2.1 You order and agree to buy, and we agree to sell, the Goods at the Price, subject to these terms and conditions.

2.2 Products which are not standard and are therefore specifically ordered for you or fabricated for you must be paid for in full before the order/fabrication will be processed and cannot be cancelled after the order/fabrication process has started.

Applicable terms, conditions and representations

3.1 These terms are the express terms and conditions governing the Agreement.

3.2 There cannot be a variation or change to anything in this Agreement unless it is agreed in writing and signed by both of us.

3.3 It is your responsibility to check that all the details relating to your order are correct and to provide us with all relevant information relating to the environment in which the Goods are intended to be used and for their Delivery.

3.4 We cannot be held responsible for circumstances beyond our reasonable control. This may include (without limitation) shortfalls at source, natural disasters and restraints or delays affecting suppliers or transportation to us. We will endeavour to notify you as soon as possible should these problems occur.

3.5 In the case of Business Sales, you confirm that these are the only terms of the agreement between us and any provisions upon which you purport to purchase including those on any of your purchase order, or confirmation of order or similar documents or forms do not apply to this agreement between us.

Price

Business Sales

4.1 The Price is the price indicated as exclusive of any value added tax, and delivery charge, which you must pay in addition.

Consumer Sales

4.2 The Price is the price indicated as exclusive of any value added tax, but excludes delivery charges, which you must pay in addition.

All Sales

4.3 We reserve the right to change the Price by giving you notice at any time before delivery to reflect any increase in the cost to us such as foreign exchange fluctuations, alteration of duties, increase of the costs of materials and such like. If we change the Price and you are not happy with it, you will be able to cancel your order.

Products which are not standard and are therefore specifically ordered for you or are fabricated for you cannot be cancelled after the order/fabrication process has started. If we do agree to cancel the order, you will be liable for any reasonable costs incurred.

Payment and Property

5.1 Payment or part payment is req uired on placement of your order. Please note that we will not arrange delivery until we are in receipt of cleared funds.

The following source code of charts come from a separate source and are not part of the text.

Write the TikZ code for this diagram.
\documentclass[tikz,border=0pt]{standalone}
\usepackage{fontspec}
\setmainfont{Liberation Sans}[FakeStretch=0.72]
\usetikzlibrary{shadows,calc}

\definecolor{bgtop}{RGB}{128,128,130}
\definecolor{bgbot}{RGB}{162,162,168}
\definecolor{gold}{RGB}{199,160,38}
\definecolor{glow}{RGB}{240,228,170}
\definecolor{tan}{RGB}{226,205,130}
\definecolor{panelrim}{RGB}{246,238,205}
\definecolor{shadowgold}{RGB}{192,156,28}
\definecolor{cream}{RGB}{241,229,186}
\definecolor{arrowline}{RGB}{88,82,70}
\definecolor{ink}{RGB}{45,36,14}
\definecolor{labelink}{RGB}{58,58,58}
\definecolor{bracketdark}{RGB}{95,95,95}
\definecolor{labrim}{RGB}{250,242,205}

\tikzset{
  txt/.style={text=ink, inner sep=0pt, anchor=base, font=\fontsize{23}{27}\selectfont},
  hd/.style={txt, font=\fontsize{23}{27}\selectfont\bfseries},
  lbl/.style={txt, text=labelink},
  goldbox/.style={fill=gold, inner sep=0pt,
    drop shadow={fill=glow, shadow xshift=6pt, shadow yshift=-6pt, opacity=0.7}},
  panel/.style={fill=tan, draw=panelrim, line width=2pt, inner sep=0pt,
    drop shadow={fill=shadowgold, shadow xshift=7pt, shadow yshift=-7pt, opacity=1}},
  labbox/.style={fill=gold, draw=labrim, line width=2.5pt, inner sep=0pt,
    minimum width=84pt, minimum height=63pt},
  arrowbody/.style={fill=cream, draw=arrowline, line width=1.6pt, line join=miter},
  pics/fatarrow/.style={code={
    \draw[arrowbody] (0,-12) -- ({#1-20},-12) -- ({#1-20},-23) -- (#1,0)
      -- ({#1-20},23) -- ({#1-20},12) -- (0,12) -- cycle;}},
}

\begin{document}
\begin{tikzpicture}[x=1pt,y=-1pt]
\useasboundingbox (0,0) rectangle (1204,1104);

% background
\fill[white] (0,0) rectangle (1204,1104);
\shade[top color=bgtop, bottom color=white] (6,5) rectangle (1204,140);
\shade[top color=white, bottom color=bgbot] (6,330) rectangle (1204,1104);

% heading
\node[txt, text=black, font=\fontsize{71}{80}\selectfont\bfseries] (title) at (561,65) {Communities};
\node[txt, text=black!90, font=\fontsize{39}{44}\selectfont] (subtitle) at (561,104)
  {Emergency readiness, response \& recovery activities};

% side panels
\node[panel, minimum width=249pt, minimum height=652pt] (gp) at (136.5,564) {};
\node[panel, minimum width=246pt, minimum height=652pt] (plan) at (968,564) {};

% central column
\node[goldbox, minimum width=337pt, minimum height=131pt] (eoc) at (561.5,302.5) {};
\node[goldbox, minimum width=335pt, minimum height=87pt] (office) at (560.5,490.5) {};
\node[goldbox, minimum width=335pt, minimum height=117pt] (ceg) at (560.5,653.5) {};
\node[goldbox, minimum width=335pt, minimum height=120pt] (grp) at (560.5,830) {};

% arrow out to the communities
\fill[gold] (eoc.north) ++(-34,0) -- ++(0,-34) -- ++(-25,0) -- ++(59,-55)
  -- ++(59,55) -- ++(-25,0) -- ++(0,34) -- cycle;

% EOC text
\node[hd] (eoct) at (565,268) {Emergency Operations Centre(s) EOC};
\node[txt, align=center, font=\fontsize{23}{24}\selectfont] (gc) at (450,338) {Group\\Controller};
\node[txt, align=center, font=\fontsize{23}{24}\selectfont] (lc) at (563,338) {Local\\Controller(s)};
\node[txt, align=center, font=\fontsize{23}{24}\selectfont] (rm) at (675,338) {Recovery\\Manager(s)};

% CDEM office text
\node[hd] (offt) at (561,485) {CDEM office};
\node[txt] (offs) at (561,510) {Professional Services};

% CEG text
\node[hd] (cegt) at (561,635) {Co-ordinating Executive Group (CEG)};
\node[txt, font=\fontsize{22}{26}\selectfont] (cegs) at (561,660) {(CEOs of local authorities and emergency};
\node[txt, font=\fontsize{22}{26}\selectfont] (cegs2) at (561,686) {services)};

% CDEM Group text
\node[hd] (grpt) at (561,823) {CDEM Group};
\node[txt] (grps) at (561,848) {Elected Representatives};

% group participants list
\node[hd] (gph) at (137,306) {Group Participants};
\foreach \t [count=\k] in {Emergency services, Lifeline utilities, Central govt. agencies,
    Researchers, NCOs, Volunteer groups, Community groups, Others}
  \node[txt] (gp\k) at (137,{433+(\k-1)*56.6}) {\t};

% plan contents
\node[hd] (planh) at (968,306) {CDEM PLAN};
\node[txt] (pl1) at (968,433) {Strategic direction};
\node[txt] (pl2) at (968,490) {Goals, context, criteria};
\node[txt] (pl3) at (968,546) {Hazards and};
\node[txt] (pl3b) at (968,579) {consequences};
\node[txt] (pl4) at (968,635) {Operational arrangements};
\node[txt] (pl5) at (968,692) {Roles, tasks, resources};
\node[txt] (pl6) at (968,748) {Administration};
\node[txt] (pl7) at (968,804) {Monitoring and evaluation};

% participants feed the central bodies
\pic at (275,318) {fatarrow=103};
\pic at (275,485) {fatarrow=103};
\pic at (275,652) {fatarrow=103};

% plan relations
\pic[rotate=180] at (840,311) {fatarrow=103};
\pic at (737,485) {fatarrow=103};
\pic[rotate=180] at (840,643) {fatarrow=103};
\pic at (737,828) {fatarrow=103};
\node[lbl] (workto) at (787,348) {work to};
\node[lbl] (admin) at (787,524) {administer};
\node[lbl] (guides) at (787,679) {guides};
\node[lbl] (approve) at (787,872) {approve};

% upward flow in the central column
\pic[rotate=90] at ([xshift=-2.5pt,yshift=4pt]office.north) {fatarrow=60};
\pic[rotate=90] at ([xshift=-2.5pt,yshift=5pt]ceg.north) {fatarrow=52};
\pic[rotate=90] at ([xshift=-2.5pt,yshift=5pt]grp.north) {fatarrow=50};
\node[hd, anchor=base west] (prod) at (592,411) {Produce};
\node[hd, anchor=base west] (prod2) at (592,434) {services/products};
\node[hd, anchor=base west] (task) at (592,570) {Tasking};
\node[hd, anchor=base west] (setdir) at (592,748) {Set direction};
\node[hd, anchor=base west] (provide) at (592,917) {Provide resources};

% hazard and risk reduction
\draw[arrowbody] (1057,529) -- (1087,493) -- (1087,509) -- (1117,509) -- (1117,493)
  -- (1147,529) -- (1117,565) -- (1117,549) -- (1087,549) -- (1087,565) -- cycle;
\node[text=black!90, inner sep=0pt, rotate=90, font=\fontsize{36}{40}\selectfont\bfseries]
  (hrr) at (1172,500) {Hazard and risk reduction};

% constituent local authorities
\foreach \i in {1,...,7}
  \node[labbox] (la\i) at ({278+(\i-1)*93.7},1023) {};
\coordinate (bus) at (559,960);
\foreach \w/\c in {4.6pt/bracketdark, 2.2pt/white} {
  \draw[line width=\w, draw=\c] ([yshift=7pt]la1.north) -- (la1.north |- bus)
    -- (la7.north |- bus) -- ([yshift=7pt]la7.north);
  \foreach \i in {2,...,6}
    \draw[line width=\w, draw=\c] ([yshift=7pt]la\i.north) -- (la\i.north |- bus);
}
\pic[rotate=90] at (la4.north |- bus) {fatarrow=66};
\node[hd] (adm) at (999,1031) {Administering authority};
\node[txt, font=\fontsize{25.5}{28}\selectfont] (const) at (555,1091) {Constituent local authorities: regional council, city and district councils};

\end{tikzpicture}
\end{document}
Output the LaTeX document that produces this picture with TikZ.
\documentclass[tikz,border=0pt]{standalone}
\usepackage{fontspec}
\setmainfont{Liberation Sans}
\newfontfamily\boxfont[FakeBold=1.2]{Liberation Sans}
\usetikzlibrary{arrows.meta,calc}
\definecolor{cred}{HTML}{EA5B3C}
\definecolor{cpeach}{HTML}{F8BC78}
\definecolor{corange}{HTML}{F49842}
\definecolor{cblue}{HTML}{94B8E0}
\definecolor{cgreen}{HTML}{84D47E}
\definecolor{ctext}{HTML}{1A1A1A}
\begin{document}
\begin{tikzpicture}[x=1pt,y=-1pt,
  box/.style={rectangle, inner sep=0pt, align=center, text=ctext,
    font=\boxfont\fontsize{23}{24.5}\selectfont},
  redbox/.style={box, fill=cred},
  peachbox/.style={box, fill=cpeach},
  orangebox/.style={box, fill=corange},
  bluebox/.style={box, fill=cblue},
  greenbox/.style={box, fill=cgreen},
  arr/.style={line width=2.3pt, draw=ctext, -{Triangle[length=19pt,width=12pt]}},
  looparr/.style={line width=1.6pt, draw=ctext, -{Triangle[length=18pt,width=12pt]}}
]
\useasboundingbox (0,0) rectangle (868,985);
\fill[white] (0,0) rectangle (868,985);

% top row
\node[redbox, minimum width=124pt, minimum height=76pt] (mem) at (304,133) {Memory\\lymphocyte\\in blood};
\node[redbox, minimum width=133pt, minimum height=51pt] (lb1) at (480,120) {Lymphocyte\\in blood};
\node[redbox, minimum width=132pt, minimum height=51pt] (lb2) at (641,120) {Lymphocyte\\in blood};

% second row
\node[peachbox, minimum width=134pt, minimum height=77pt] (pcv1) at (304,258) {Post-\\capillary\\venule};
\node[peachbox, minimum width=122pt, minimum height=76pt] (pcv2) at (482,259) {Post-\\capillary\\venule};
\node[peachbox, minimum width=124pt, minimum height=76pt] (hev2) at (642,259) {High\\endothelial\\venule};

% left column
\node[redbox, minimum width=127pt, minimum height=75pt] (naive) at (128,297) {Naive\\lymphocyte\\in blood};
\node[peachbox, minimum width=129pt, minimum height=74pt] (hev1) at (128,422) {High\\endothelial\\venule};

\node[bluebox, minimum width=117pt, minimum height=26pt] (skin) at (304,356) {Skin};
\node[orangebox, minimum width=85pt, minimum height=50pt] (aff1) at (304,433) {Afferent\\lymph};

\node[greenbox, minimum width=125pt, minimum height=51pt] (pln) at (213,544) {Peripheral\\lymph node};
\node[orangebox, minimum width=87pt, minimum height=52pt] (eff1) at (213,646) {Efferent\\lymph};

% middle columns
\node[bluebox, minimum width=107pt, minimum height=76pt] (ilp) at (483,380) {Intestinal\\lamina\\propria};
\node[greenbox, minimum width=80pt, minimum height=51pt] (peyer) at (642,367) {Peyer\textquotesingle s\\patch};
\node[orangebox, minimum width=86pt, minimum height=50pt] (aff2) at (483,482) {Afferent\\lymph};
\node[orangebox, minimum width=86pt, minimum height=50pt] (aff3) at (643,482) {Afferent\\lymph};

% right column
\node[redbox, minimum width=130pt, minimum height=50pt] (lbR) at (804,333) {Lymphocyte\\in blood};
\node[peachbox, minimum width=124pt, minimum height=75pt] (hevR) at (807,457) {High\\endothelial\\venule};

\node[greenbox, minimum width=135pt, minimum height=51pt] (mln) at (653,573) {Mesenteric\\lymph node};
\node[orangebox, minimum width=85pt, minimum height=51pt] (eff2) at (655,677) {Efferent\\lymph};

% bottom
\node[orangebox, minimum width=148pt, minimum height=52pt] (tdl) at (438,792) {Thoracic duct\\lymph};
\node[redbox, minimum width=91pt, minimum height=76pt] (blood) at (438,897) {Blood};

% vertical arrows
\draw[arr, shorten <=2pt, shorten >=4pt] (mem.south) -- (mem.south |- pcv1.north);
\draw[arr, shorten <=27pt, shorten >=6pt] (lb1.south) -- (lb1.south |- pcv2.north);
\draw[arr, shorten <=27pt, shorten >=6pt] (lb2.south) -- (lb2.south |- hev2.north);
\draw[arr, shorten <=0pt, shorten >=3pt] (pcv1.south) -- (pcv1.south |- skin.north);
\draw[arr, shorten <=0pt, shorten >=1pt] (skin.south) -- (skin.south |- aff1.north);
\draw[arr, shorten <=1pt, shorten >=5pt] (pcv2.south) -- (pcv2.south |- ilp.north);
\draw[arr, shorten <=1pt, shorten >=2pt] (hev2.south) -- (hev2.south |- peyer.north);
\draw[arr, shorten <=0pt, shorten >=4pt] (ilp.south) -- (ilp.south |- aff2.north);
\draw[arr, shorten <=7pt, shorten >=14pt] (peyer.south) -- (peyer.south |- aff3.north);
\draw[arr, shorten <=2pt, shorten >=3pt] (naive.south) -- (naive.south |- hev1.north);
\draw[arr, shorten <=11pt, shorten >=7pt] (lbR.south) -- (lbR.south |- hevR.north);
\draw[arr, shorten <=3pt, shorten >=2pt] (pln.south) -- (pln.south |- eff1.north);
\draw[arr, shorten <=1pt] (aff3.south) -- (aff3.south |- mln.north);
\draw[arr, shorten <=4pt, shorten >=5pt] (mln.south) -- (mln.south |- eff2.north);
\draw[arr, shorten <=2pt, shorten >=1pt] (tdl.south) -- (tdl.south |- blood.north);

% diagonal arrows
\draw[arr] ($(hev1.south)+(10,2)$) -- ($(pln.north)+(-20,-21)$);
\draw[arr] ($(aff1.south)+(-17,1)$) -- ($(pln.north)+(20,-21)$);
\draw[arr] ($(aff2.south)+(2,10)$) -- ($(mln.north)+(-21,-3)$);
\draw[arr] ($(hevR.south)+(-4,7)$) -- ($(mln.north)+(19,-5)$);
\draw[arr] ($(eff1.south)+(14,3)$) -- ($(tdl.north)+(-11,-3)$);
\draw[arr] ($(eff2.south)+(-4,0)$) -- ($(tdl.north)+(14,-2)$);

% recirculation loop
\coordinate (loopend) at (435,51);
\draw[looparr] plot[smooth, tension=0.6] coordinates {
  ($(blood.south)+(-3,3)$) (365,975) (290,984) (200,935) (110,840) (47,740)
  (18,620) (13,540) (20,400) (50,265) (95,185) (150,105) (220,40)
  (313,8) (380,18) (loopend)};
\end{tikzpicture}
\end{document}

5.2 The ownership of the Goods will not pass to you until we have received payment of the Total Price in full in cleared funds.

Limitation of Liability

Sales

6.1 We will only be liable to you under or in relation to this Agreement or in relation to the Goods if you tell us about any shortfall, proven damage or defect in the Goods within 48 hours after delivery or collection (as appropriate) but not otherwise. We reserve the right to request documentary evidence, such as a photograph, of the damage or fault. If you so notify us, our only obligation to you will be (at our option):11.1to make good any shortage or non-delivery; or 11.2 to replace or repair any damaged or defective Goods.

Third Parties

This Agreement is not intended to and does not give any third parties any right to enforce any of its provisions.